S&P/Case-Shiller: “Home Prices Keep Weakening, Double-Dip Could Be Confirmed By Spring”

By on January 25, 2011

As expected, the November’s S&P/Case-Shiller Home Price Index, released this morning, showed that home prices fell in November.  The data is pretty grim: the index found decelerating growth in 17 of the 20 metropolitan statistical areas (MSAs) surveyed, and also found that the 10-city composite index was down 0.4 percent year-over-year, while the 20 city index was down 1.6 percent year-over-year.  In 19 of 20 MSAs, home prices fell from October 2010 to November 2010, while prices fell in 16 of 20 MSAs on a year-over-year basis.  The only cities showing positive growth over the past year were Los Angeles, San Diego, San Francisco, and Washington, D.C.

In eight markets (Atlanta, Charlotte, Detroit, Las Vegas, Miami, Portland, Seattle, and Tampa) home prices hit their lowest point since the market peaked in 2006.  David M. Blitzer, Chairman of the Index Committee at S&P commented:

“With these numbers more analysts will be calling for a double-dip in home prices.  Let’s take a moment to define a double-dip as seeing the 10- and 20-City Composites set new post peak lows.  The series are now only 4.8% and 3.3% above their April 2009 lows, suggesting that a double-dip could be confirmed before Spring.  Certainly eight cities setting new slows, and with the only positive news concentrated in southern California and Washington DC, the data point to weakness in homes prices”.

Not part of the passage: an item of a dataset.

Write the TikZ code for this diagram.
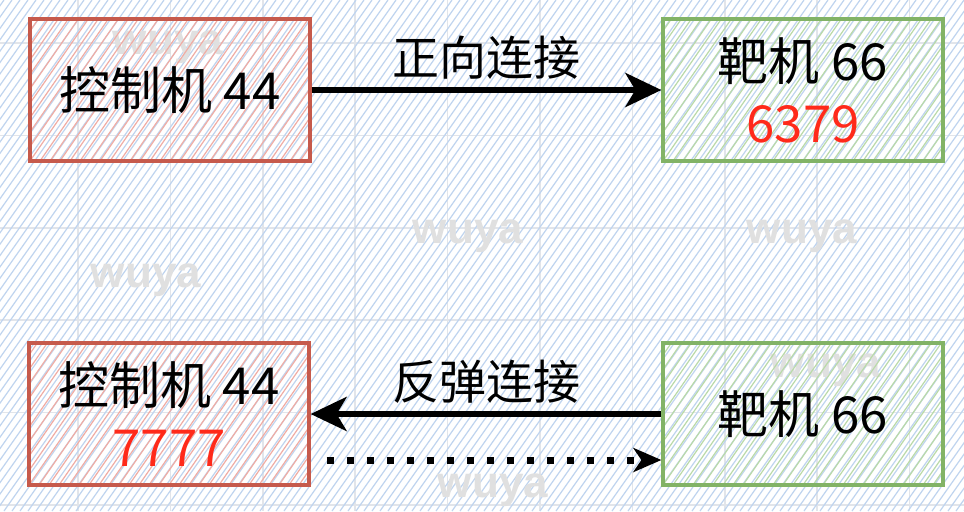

Myself (and many, many others) have predicted that home prices will decline for some time now.  Not to beat a dead horse, but there is a massive supply of unsold housing in the United States (both in “visible” and “shadow” inventory), and not much demand for it as a result of poor consumer sentiment and continuing high unemployment.  Unless something happens to change this equation, the pricing equilibrium point will shift until prices come in line with demand.  Expect to see home prices continue to fall through at least the first half of 2011.

Bearing in mind that the S&P/Case-Shiller Index is a three month average (September, October, and November) that is delayed by two months, we could be well in the midst of a double dip right now.